I. Janutyte1,5,6, M. Majdanski2, P. H. Voss3, E. Kozlovskaya4, and PASSEQ Working Group7 I. Janutyte et al.
  • 1NORSAR, Kjeller, Norway
  • 2Institute of Geophysics Polish Academy of Sciences, Warsaw, Poland
  • 3Geological Survey of Denmark and Greenland – GEUS, Copenhagen, Denmark
  • 4Sodankylä Geophysical Observatory/Oulu Unit, University of Oulu, Oulu, Finland
  • 5Vilnius University, Vilnius, Lithuania
  • 6Lithuanian Geological Survey, Vilnius, Lithuania
  • 7indicated in Acknowledgements

Abstract. The presented study aims to resolve the upper mantle structure around the Trans-European Suture Zone (TESZ), which is the major tectonic boundary in Europe. The data of 183 temporary and permanent seismic stations operated during the period of the PASsive Seismic Experiment (PASSEQ) 2006–2008 within the study area from Germany to Lithuania was used to compile the data set of manually picked 6008 top-quality arrivals of P waves from teleseismic earthquakes.

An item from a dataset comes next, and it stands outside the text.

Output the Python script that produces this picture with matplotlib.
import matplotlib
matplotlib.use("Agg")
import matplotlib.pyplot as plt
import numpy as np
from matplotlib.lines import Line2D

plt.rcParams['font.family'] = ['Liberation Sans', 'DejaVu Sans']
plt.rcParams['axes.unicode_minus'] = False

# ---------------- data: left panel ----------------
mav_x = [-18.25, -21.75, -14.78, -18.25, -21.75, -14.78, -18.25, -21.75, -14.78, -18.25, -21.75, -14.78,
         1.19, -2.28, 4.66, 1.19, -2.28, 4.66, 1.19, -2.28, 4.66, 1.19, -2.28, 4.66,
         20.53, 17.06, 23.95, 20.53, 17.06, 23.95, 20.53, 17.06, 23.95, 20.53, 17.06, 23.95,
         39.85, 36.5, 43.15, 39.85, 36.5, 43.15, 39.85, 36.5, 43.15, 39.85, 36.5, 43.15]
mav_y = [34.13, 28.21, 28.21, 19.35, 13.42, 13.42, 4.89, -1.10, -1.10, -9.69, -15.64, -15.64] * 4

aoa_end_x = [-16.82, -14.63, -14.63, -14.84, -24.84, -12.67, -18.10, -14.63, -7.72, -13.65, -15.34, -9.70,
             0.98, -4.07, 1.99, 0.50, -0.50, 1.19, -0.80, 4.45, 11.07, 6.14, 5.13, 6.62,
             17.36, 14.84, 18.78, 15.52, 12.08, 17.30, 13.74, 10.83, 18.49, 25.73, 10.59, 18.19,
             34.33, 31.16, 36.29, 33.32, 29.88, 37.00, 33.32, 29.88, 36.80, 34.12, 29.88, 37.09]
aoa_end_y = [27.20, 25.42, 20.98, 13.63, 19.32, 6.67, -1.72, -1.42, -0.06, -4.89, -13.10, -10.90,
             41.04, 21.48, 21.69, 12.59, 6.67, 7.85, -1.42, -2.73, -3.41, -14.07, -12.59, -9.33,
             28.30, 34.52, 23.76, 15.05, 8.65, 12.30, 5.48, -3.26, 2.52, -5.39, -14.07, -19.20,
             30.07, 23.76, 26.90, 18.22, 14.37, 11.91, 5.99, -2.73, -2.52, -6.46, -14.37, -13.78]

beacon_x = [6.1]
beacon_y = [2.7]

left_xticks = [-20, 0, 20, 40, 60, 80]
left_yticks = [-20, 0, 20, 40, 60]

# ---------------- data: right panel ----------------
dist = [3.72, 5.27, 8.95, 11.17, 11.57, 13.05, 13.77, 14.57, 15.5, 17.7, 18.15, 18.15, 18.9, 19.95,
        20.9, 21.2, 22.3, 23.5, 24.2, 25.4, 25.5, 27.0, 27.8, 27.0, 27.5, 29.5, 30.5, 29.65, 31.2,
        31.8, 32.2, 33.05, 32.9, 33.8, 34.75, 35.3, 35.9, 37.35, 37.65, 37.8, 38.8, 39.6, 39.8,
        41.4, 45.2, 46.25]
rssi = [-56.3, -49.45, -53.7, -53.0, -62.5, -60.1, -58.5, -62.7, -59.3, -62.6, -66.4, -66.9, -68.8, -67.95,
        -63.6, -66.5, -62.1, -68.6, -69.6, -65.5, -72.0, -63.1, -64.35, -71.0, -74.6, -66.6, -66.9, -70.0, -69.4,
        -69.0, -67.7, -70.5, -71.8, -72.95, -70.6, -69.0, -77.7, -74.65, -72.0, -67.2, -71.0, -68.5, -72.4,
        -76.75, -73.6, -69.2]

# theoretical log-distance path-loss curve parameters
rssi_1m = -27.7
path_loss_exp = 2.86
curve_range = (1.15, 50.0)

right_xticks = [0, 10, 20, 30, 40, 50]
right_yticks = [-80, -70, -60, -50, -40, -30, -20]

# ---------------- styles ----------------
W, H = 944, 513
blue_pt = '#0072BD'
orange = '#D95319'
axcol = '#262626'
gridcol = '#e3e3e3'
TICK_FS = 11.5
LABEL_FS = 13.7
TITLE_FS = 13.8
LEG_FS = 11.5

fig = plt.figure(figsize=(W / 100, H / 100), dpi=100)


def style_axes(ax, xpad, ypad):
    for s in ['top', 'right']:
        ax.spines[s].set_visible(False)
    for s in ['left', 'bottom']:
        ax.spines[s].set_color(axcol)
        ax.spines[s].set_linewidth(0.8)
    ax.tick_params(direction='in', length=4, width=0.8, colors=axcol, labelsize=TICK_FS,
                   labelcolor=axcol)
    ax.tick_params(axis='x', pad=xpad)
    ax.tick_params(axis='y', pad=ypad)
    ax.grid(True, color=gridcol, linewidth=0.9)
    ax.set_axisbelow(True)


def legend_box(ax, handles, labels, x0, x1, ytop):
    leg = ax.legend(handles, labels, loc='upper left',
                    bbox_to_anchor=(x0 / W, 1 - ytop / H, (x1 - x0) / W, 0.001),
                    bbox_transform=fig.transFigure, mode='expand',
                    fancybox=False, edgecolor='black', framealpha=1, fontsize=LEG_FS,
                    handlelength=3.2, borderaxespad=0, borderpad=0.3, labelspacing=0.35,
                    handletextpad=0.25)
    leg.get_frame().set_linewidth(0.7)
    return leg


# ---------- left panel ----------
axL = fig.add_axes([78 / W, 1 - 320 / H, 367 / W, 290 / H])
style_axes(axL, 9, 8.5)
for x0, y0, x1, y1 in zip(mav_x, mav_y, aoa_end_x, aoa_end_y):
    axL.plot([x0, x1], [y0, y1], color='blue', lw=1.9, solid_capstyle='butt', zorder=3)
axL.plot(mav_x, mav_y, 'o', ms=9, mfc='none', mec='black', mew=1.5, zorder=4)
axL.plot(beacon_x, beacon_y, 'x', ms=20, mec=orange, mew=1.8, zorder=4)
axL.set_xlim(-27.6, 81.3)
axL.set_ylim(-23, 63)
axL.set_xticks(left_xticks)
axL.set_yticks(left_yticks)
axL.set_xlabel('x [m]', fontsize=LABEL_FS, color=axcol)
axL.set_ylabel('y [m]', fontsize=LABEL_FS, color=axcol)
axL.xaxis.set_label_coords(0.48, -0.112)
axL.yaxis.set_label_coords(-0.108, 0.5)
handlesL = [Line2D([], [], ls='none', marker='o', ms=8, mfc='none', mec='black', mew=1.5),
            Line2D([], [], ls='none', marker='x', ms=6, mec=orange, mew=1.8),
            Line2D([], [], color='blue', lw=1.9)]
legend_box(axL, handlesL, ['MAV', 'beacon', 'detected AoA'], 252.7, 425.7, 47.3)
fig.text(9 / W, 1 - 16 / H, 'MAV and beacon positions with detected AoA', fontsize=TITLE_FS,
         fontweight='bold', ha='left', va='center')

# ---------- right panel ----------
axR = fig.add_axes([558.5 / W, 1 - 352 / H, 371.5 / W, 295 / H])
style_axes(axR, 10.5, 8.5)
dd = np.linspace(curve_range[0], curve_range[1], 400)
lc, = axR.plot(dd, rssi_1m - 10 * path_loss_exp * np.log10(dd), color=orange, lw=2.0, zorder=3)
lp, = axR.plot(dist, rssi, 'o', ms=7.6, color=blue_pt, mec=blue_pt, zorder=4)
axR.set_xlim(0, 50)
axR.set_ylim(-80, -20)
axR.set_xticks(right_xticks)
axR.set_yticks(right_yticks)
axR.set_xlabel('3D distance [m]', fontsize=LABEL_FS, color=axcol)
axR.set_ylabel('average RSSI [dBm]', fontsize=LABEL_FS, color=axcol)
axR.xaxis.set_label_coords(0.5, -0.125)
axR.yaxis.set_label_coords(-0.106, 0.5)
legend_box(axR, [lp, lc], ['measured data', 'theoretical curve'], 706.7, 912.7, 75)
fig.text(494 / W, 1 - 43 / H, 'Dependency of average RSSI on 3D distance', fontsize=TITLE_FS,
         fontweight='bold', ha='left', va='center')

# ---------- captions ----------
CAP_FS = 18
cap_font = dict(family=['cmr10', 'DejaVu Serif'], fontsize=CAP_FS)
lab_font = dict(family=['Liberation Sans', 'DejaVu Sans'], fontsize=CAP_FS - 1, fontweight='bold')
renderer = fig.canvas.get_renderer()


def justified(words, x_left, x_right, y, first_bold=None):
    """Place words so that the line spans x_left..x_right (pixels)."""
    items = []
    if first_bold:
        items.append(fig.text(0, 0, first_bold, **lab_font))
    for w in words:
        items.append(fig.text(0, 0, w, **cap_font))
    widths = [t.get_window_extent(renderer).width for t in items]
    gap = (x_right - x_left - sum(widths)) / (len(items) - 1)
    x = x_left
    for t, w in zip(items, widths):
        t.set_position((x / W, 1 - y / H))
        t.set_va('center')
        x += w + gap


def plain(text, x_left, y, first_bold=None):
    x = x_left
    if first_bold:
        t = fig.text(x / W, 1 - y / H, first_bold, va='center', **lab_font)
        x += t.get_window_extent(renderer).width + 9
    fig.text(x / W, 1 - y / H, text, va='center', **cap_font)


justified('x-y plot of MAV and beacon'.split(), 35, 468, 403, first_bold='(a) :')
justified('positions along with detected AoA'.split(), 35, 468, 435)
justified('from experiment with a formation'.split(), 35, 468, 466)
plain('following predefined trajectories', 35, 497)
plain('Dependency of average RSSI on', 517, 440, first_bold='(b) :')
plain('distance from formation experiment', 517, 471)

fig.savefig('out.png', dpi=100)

We used the TELINV nonlinear teleseismic tomography algorithm to perform the inversions. As a result, we obtain a model of P wave velocity variations up to about ±3% with respect to the IASP91 velocity model in the upper mantle around the TESZ. The higher velocities to the east of the TESZ correspond to the older East European Craton (EEC), while the lower velocities to the west of the TESZ correspond to younger western Europe. We find that the seismic lithosphere–asthenosphere boundary (LAB) is more distinct beneath the Phanerozoic part of Europe than beneath the Precambrian part. To the west of the TESZ beneath the eastern part of the Bohemian Massif, the Sudetes Mountains and the Eger Rift, the negative anomalies are observed from a depth of at least 70 km, while under the Variscides the average depth of the seismic LAB is about 100 km. We do not observe the seismic LAB beneath the EEC, but beneath Lithuania we find the thickest lithosphere of about 300 km or more. Beneath the TESZ, the asthenosphere is at a depth of 150–180 km, which is an intermediate value between that of the EEC and western Europe. The results imply that the seismic LAB in the northern part of the TESZ is in the shape of a ramp dipping to the northeasterly direction. In the southern part of the TESZ, the LAB is shallower, most probably due to younger tectonic settings. In the northern part of the TESZ we do not recognize any clear contact between Phanerozoic and Proterozoic Europe, but further to the south we may refer to a sharp and steep contact on the eastern edge of the TESZ. Moreover, beneath Lithuania at depths of 120–150 km, we observe the lower velocity area following the boundary of the proposed paleosubduction zone.